Chicago Cubs president of business operations Crane Kenney said that the team will seek permission from 44th Ward Ald. Tom Tunney to begin around-the-clock construction on the Wrigley Field bleachers and scoreboards in an attempt to complete as much work as possible by opening day on April 5.

Despite the urgency and workload required to complete the bleacher construction project, the mayor's office has decided that the Cubs should not be allowed to work 24 hours a day because of the negative impact all that commotion will have on the neighborhood.

Consider what a 24/7 construction project would entail:

Loud noises at night: Can you imagine the kind of noise pollution night construction would cause? Between workers yelling back and forth with each other and construction equipment making thunderous noises as it operates, around-the-clock construction at the stadium would raise the noise to decibel levels the likes of which Wrigleyville has never heard.

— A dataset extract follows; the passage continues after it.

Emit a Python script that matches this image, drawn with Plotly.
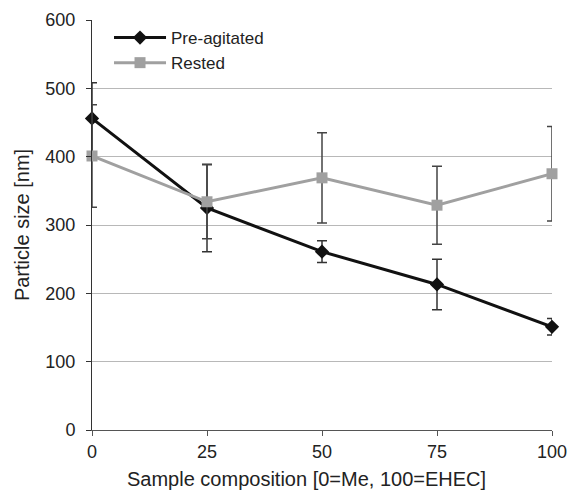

Bright lights: In order for workers to see what they are doing at night, construction companies will need to bring in artificial lighting to illuminate the area in and around the stadium. Given that the Cubs were the last team in the league to install permanent stadium lighting in their stadium back in 1988 and the city sets a hard cap on the number of night games they can have, we can see how bringing this newfangled "electricity" to Wrigley for construction might come as a shock for some residents in the area.

Increased foot traffic: As stadium construction progresses, the number of people coming in and out of the construction site will start to increase. There's going to be all kinds of strange people who don't even live in Wrigleyville walking around the neighborhood at all hours of night, causing a ruckus and acting like they own the place. Simple things like walking around the neighborhood, trying to drive and park your car and lead a quiet lifestyle would be disrupted by this unique circumstance. 

Wrigleyville residents are not used to the kinds of disturbances outlined in this article, and bringing such disruption to the neighborhood would bring about a jarring change to the otherwise peaceful lifestyle they're used to.